Only the lines from the start of the data through the line with "['0.016', '0.017', '0.018', '0.019', '0.02', '0.021', '0.022'];" belong in the copy. Restate them word for word, minus the pictures.
===== Available data =====
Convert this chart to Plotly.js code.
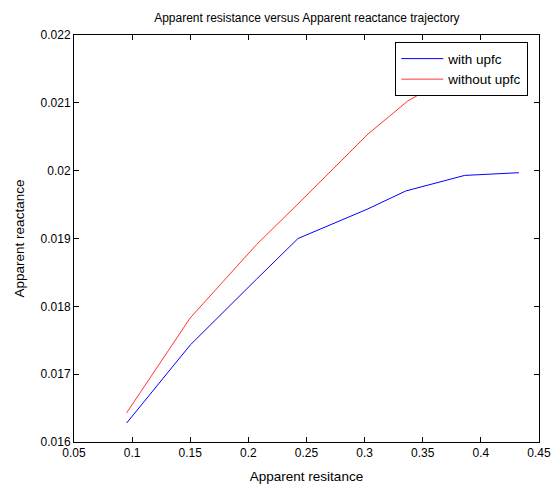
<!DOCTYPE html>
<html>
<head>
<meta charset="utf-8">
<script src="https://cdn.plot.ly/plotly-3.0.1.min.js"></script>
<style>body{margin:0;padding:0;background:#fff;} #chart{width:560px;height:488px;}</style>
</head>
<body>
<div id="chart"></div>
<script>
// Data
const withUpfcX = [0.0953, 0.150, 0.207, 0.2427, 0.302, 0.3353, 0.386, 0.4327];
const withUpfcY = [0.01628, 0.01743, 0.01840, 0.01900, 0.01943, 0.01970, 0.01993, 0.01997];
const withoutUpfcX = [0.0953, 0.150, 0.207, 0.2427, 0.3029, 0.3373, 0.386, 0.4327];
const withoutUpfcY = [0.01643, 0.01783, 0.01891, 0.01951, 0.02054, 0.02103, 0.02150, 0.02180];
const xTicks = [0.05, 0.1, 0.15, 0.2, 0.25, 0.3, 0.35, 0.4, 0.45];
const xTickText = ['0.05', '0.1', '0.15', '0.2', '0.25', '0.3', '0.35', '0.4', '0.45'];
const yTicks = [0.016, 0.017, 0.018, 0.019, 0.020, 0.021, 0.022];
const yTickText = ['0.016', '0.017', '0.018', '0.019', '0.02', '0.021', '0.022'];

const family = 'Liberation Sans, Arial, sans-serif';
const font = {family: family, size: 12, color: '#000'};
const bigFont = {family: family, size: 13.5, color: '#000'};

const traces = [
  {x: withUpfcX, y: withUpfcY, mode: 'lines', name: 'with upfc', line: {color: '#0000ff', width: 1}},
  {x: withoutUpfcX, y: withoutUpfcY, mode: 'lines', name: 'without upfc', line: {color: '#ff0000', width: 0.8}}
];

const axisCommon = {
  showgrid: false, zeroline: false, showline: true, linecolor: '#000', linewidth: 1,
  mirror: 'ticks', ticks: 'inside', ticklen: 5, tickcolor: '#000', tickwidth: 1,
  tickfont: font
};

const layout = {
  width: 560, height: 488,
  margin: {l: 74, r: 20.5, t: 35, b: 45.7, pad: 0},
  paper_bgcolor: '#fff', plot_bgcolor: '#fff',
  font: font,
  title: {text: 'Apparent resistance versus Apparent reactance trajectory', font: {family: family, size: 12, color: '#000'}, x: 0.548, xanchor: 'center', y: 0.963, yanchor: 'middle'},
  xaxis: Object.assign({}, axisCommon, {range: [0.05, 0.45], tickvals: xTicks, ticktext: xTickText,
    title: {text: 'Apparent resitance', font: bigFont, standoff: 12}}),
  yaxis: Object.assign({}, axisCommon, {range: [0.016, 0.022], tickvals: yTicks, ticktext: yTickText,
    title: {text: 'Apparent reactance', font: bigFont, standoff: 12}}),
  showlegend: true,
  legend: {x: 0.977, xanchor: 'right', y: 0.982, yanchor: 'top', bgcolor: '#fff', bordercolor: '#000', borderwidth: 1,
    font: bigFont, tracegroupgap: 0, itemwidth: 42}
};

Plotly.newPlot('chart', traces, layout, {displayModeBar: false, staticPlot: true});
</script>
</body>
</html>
=====
Answer ▸
Convert this chart to Plotly.js code.
<!DOCTYPE html>
<html>
<head>
<meta charset="utf-8">
<script src="https://cdn.plot.ly/plotly-3.0.1.min.js"></script>
<style>body{margin:0;padding:0;background:#fff;} #chart{width:560px;height:488px;}</style>
</head>
<body>
<div id="chart"></div>
<script>
// Data
const withUpfcX = [0.0953, 0.150, 0.207, 0.2427, 0.302, 0.3353, 0.386, 0.4327];
const withUpfcY = [0.01628, 0.01743, 0.01840, 0.01900, 0.01943, 0.01970, 0.01993, 0.01997];
const withoutUpfcX = [0.0953, 0.150, 0.207, 0.2427, 0.3029, 0.3373, 0.386, 0.4327];
const withoutUpfcY = [0.01643, 0.01783, 0.01891, 0.01951, 0.02054, 0.02103, 0.02150, 0.02180];
const xTicks = [0.05, 0.1, 0.15, 0.2, 0.25, 0.3, 0.35, 0.4, 0.45];
const xTickText = ['0.05', '0.1', '0.15', '0.2', '0.25', '0.3', '0.35', '0.4', '0.45'];
const yTicks = [0.016, 0.017, 0.018, 0.019, 0.020, 0.021, 0.022];
const yTickText = ['0.016', '0.017', '0.018', '0.019', '0.02', '0.021', '0.022'];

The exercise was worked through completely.